(1) The Zapatist revolution appropriated, without compensation, the large haciendas and the sugar mills in the state of Morelos. Agrarian commissions “handed over all the land to the villages, nationalized the sugar mills, and effectively eliminated the capitalist and landowning class. All the capitalists and big landowners living in the state fled abroad or to the capital.” The nationalized sugar mills were managed by the workers, proving “that the industry could go on functioning perfectly well without the bosses” (Gilly 2005:241, 245-46, 289-90).
There was a tendency among the peasants, once they had acquired land, to cultivate subsistence crops for their own consumption and for sale in the local market. But Zapata believed that the peasants also should produce sugar for export, in order to generate income necessary for economic development.

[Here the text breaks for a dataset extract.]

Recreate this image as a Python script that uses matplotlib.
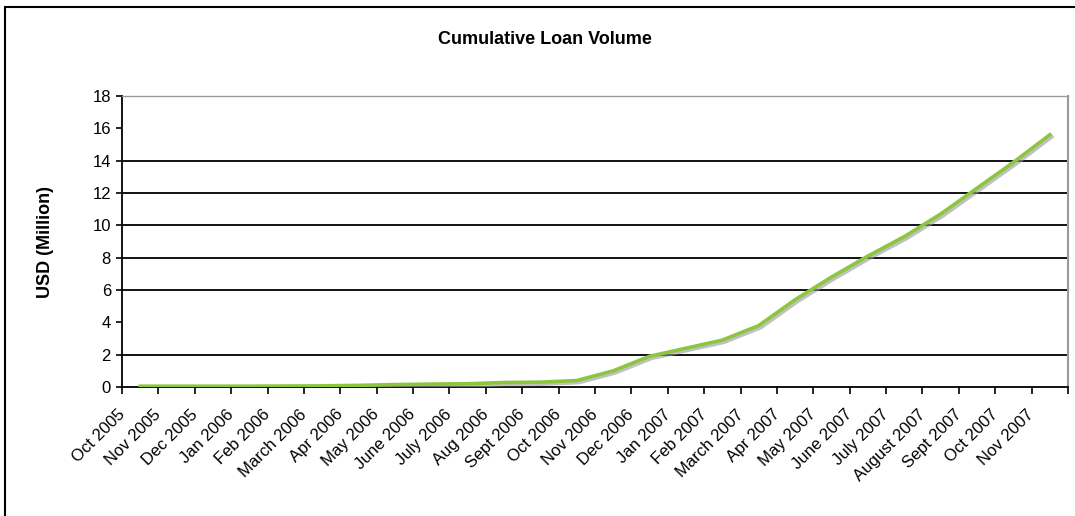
import matplotlib
matplotlib.use("Agg")
import matplotlib.pyplot as plt
import matplotlib.patheffects as pe
import matplotlib.transforms as mtransforms
from matplotlib.patches import Rectangle

months = ["Oct 2005", "Nov 2005", "Dec 2005", "Jan 2006", "Feb 2006", "March 2006",
          "Apr 2006", "May 2006", "June 2006", "July 2006", "Aug 2006", "Sept 2006",
          "Oct 2006", "Nov 2006", "Dec 2006", "Jan 2007", "Feb 2007", "March 2007",
          "Apr 2007", "May 2007", "June 2007", "July 2007", "August 2007", "Sept 2007",
          "Oct 2007", "Nov 2007"]
loan_volume = [0.05, 0.05, 0.05, 0.05, 0.06, 0.07, 0.10, 0.15, 0.18, 0.20, 0.28, 0.30,
               0.40, 1.0, 1.9, 2.4, 2.9, 3.8, 5.4, 6.8, 8.1, 9.3, 10.7, 12.3, 13.9, 15.6]
y_ticks = [0, 2, 4, 6, 8, 10, 12, 14, 16, 18]
grid_values = [2, 6, 8, 10, 12, 14]

plt.rcParams['font.family'] = ['Liberation Sans', 'DejaVu Sans']

fig = plt.figure(figsize=(10.75, 5.16), dpi=100)
ax = fig.add_axes([122/1075, 1-387/516, (1068-122)/1075, (387-96)/516])

x = list(range(len(months)))
for g in grid_values:
    ax.axhline(g, color='black', lw=1.3, zorder=1)

ax.plot(x, loan_volume, color='#8cc63e', lw=2.6, zorder=3,
        path_effects=[pe.SimpleLineShadow(offset=(1.5, -1.5), shadow_color='#999999', alpha=0.6),
                      pe.Normal()])

ax.set_xlim(-0.5, len(months) - 0.5)
ax.set_ylim(0, 18)
ax.set_yticks(y_ticks)
ax.set_yticklabels([str(v) for v in y_ticks], fontsize=12)
ax.set_xticks([i - 0.5 for i in range(len(months) + 1)])
ax.set_xticklabels([])
ax.tick_params(axis='x', which='major', length=5, width=1.2, direction='out')
ax.tick_params(axis='y', length=4, width=1.2, direction='out', pad=4)

label_tf = mtransforms.offset_copy(ax.get_xaxis_transform(), fig=fig, x=-18, y=-25, units='dots')
for i, m in enumerate(months):
    ax.text(i, 0, m, transform=label_tf, rotation=45, rotation_mode='anchor',
            ha='right', va='center', fontsize=12, clip_on=False)

ax.spines['left'].set_color('black')
ax.spines['left'].set_linewidth(1.3)
ax.spines['bottom'].set_color('black')
ax.spines['bottom'].set_linewidth(1.3)
ax.spines['top'].set_color('#999999')
ax.spines['top'].set_linewidth(1.0)
ax.spines['right'].set_color('#999999')
ax.spines['right'].set_linewidth(1.5)

fig.text(45/1075, 1-242/516, "USD (Million)", rotation=90, ha='center', va='center',
         fontsize=13, fontweight='bold')
fig.text(545/1075, 1-40/516, "Cumulative Loan Volume", ha='center', va='center',
         fontsize=13, fontweight='bold')

fig.patches.append(Rectangle((5/1075, -0.05), 1.2, 1-7/516 + 0.05, transform=fig.transFigure,
                             fill=False, edgecolor='black', lw=1.5))

fig.savefig("out.png", dpi=100)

Measures designed to encourage sugar production were adopted, but they had only limited success (Gilly 2005 245-46).
(2) In villages under Zapatist control, structures of self-government were established. The men in each village met each month to discuss and decide on issues that they considered important, and they elected delegates who served in a municipal assembly, which in turn elected delegates to represent them at the district level. Alongside these structures of village self-government, the villages formed associations that created primary schools for children and night schools for adults and that functioned as committees to address everyday problems (Gilly 2005:268-72, 290-92). With reference to these popular associations, Gilly writes: “As each village association gained experience, it assumed many tasks: to read and explain declarations from the revolutionary headquarters; to settle disputes between villagers; and to arrange talks by revolutionary lecturers. In short, it operated as a true peasant committee for all the political matters and everyday problems of peasant life” (2005:271).
The structures of village self-government and popular association of the Morelos commune are more participatory and more truly representative than bourgeois structures of representative democracy, which limit popular participation to biannual elections in which voters choose from among candidates with whom they have not had opportunity for interchange in village, municipal, or district assemblies. The structures of popular democracy in Morelos were similar to the soviets of the Russian Revolution (see “The Russian Revolution (February)” 1/22/2014; “The Russian Revolution (October)” 1/23/2014). They also are similar to the structures of popular power that would later be developed in Cuba after the triumph of the revolution in 1959, although Cuban popular power and popular democracy would be characterized by the full and equal participation of women (see “The Cuban revolutionary project and its development in historical and global context”).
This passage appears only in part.